[YOUR INSTRUCTIONS]: All of the data should be repeated exactly; pictures are not part of the copy.

───── DATA PROVIDED

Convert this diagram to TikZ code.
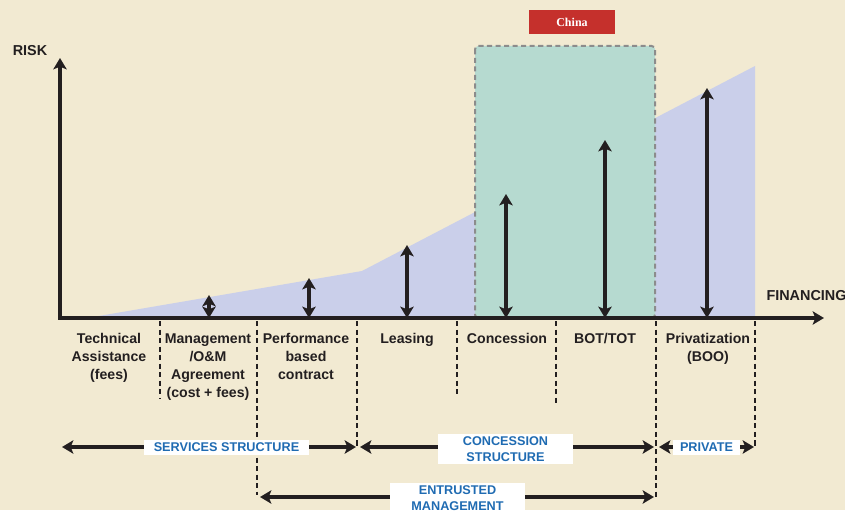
\documentclass[tikz,border=0pt]{standalone}
\usepackage{fontspec}
\setmainfont{Liberation Sans}
\newfontfamily\serifcaption{Liberation Serif}
\usetikzlibrary{arrows.meta}

\definecolor{paper}{RGB}{242,234,210}
\definecolor{riskfill}{RGB}{202,207,234}
\definecolor{chinafill}{RGB}{182,218,208}
\definecolor{chinared}{RGB}{197,48,44}
\definecolor{ink}{RGB}{35,31,32}
\definecolor{labelblue}{RGB}{31,107,178}
\definecolor{boxgray}{RGB}{140,140,140}

\tikzset{every picture/.style={line width=0.75pt}}
\tikzset{
  tip/.tip={Stealth[length=8.5pt,width=10pt,inset=2pt]},
  axisline/.style={line width=2.6pt, draw=ink, tip-tip},
  riskarrow/.style={line width=2.5pt, draw=ink, tip-tip},
  spanarrow/.style={line width=2.5pt, draw=ink, tip-tip},
  divider/.style={line width=1.6pt, draw=ink, dash pattern=on 3.8pt off 2.6pt},
  modelabel/.style={anchor=north, inner sep=0pt, align=center, text=ink,
    font=\bfseries\fontsize{10.6}{13.5}\selectfont},
  spanlabel/.style={fill=white, inner sep=0pt, align=center, text=labelblue,
    minimum height=11.25pt, font=\bfseries\fontsize{9.5}{12}\selectfont},
}

\begin{document}
\begin{tikzpicture}[x=0.75pt,y=0.75pt,yscale=-1,xscale=1]
\useasboundingbox (0,0) rectangle (845,510);
\fill [paper] (0,0) rectangle (845,510);

%Shape: Risk area
\fill [riskfill] (87,318) -- (362,271) -- (755,66) -- (755,318) -- cycle ;
%Shape: Rectangle [China]
\draw [boxgray, line width=1.5pt, dash pattern=on 3.8pt off 2.6pt, rounded corners=2.5pt, fill=chinafill] (475,46) rectangle (655,318) ;

% Axes
\coordinate (o) at (60,318);
\coordinate (ytop) at (60,58);
\coordinate (xend) at (824,318);
\draw [axisline, line join=miter] (ytop) -- (o) -- (xend) ;

% Risk arrows
\foreach \x/\y [count=\i] in {209/295, 309/278, 407/245, 506/194, 605/140, 707/88}
  {\coordinate (r\i) at (\x,\y);
   \draw [riskarrow] (r\i) -- (r\i |- o) ;}

% Dashed dividers
\foreach \x/\y [count=\i] in {160/399, 257/495, 357/448, 457/397, 556/404, 656/497, 755/448}
  {\coordinate (d\i) at (\x,321);
   \draw [divider] (d\i) -- (\x,\y) ;}

% Structure spans
\coordinate (s0) at (62,447);
\coordinate (s1) at (356,447);
\coordinate (c0) at (360,447);
\coordinate (c1) at (654,447);
\coordinate (p0) at (659,447);
\coordinate (p1) at (754,447);
\coordinate (e0) at (260,497);
\coordinate (e1) at (654,497);
\draw [spanarrow] (s0) -- (s1) ;
\draw [spanarrow] (c0) -- (c1) ;
\draw [spanarrow] (p0) -- (p1) ;
\draw [spanarrow] (e0) -- (e1) ;

% Text Node
\node [spanlabel, minimum width=123.75pt] (services) at (226.5,447.5) {SERVICES STRUCTURE};
% Text Node
\node [spanlabel, minimum width=101pt, minimum height=22.5pt] (concession) at (505.5,449) {CONCESSION\\STRUCTURE};
% Text Node
\node [spanlabel, minimum width=50pt] (private) at (706.5,447.5) {PRIVATE};
% Text Node
\node [spanlabel, minimum width=101pt, minimum height=22.5pt] (entrusted) at (457.5,498) {ENTRUSTED\\MANAGEMENT};

% Text Node
\node [modelabel] (technical) at (109,333) {Technical\\Assistance\\(fees)};
% Text Node
\node [modelabel] (management) at (208,333) {Management\\/O\&M\\Agreement\\(cost + fees)};
% Text Node
\node [modelabel] (performance) at (306,333) {Performance\\based\\contract};
% Text Node
\node [modelabel] (leasing) at (407,333) {Leasing};
% Text Node
\node [modelabel] (concessionmode) at (507,333) {Concession};
% Text Node
\node [modelabel] (bottot) at (605,333) {BOT/TOT};
% Text Node
\node [modelabel] (privatization) at (708,333) {Privatization\\(BOO)};

% Text Node
\node [inner sep=0pt, text=ink, font=\bfseries\fontsize{10.8}{12}\selectfont] (risk) at (30,51) {RISK};
% Text Node
\node [anchor=west, inner sep=0pt, text=ink, font=\bfseries\fontsize{10.8}{12}\selectfont] (financing) at (766,296) {FINANCING};
% Text Node
\node [fill=chinared, text=white, inner sep=0pt, minimum width=64.5pt, minimum height=18pt,
  font=\serifcaption\bfseries\fontsize{9}{11}\selectfont] (china) at (572,22) {China};

\end{tikzpicture}
\end{document}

──────────

[EXERCISE OUTPUT]:
Convert this diagram to TikZ code.
\documentclass[tikz,border=0pt]{standalone}
\usepackage{fontspec}
\setmainfont{Liberation Sans}
\newfontfamily\serifcaption{Liberation Serif}
\usetikzlibrary{arrows.meta}

\definecolor{paper}{RGB}{242,234,210}
\definecolor{riskfill}{RGB}{202,207,234}
\definecolor{chinafill}{RGB}{182,218,208}
\definecolor{chinared}{RGB}{197,48,44}
\definecolor{ink}{RGB}{35,31,32}
\definecolor{labelblue}{RGB}{31,107,178}
\definecolor{boxgray}{RGB}{140,140,140}

\tikzset{every picture/.style={line width=0.75pt}}
\tikzset{
  tip/.tip={Stealth[length=8.5pt,width=10pt,inset=2pt]},
  axisline/.style={line width=2.6pt, draw=ink, tip-tip},
  riskarrow/.style={line width=2.5pt, draw=ink, tip-tip},
  spanarrow/.style={line width=2.5pt, draw=ink, tip-tip},
  divider/.style={line width=1.6pt, draw=ink, dash pattern=on 3.8pt off 2.6pt},
  modelabel/.style={anchor=north, inner sep=0pt, align=center, text=ink,
    font=\bfseries\fontsize{10.6}{13.5}\selectfont},
  spanlabel/.style={fill=white, inner sep=0pt, align=center, text=labelblue,
    minimum height=11.25pt, font=\bfseries\fontsize{9.5}{12}\selectfont},
}

\begin{document}
\begin{tikzpicture}[x=0.75pt,y=0.75pt,yscale=-1,xscale=1]
\useasboundingbox (0,0) rectangle (845,510);
\fill [paper] (0,0) rectangle (845,510);

%Shape: Risk area
\fill [riskfill] (87,318) -- (362,271) -- (755,66) -- (755,318) -- cycle ;
%Shape: Rectangle [China]
\draw [boxgray, line width=1.5pt, dash pattern=on 3.8pt off 2.6pt, rounded corners=2.5pt, fill=chinafill] (475,46) rectangle (655,318) ;

% Axes
\coordinate (o) at (60,318);
\coordinate (ytop) at (60,58);
\coordinate (xend) at (824,318);
\draw [axisline, line join=miter] (ytop) -- (o) -- (xend) ;

% Risk arrows
\foreach \x/\y [count=\i] in {209/295, 309/278, 407/245, 506/194, 605/140, 707/88}
  {\coordinate (r\i) at (\x,\y);
   \draw [riskarrow] (r\i) -- (r\i |- o) ;}

% Dashed dividers
\foreach \x/\y [count=\i] in {160/399, 257/495, 357/448, 457/397, 556/404, 656/497, 755/448}
  {\coordinate (d\i) at (\x,321);
   \draw [divider] (d\i) -- (\x,\y) ;}

% Structure spans
\coordinate (s0) at (62,447);
\coordinate (s1) at (356,447);
\coordinate (c0) at (360,447);
\coordinate (c1) at (654,447);
\coordinate (p0) at (659,447);
\coordinate (p1) at (754,447);
\coordinate (e0) at (260,497);
\coordinate (e1) at (654,497);
\draw [spanarrow] (s0) -- (s1) ;
\draw [spanarrow] (c0) -- (c1) ;
\draw [spanarrow] (p0) -- (p1) ;
\draw [spanarrow] (e0) -- (e1) ;

% Text Node
\node [spanlabel, minimum width=123.75pt] (services) at (226.5,447.5) {SERVICES STRUCTURE};
% Text Node
\node [spanlabel, minimum width=101pt, minimum height=22.5pt] (concession) at (505.5,449) {CONCESSION\\STRUCTURE};
% Text Node
\node [spanlabel, minimum width=50pt] (private) at (706.5,447.5) {PRIVATE};
% Text Node
\node [spanlabel, minimum width=101pt, minimum height=22.5pt] (entrusted) at (457.5,498) {ENTRUSTED\\MANAGEMENT};

% Text Node
\node [modelabel] (technical) at (109,333) {Technical\\Assistance\\(fees)};
% Text Node
\node [modelabel] (management) at (208,333) {Management\\/O\&M\\Agreement\\(cost + fees)};
% Text Node
\node [modelabel] (performance) at (306,333) {Performance\\based\\contract};
% Text Node
\node [modelabel] (leasing) at (407,333) {Leasing};
% Text Node
\node [modelabel] (concessionmode) at (507,333) {Concession};
% Text Node
\node [modelabel] (bottot) at (605,333) {BOT/TOT};
% Text Node
\node [modelabel] (privatization) at (708,333) {Privatization\\(BOO)};

% Text Node
\node [inner sep=0pt, text=ink, font=\bfseries\fontsize{10.8}{12}\selectfont] (risk) at (30,51) {RISK};
% Text Node
\node [anchor=west, inner sep=0pt, text=ink, font=\bfseries\fontsize{10.8}{12}\selectfont] (financing) at (766,296) {FINANCING};
% Text Node
\node [fill=chinared, text=white, inner sep=0pt, minimum width=64.5pt, minimum height=18pt,
  font=\serifcaption\bfseries\fontsize{9}{11}\selectfont] (china) at (572,22) {China};

\end{tikzpicture}
\end{document}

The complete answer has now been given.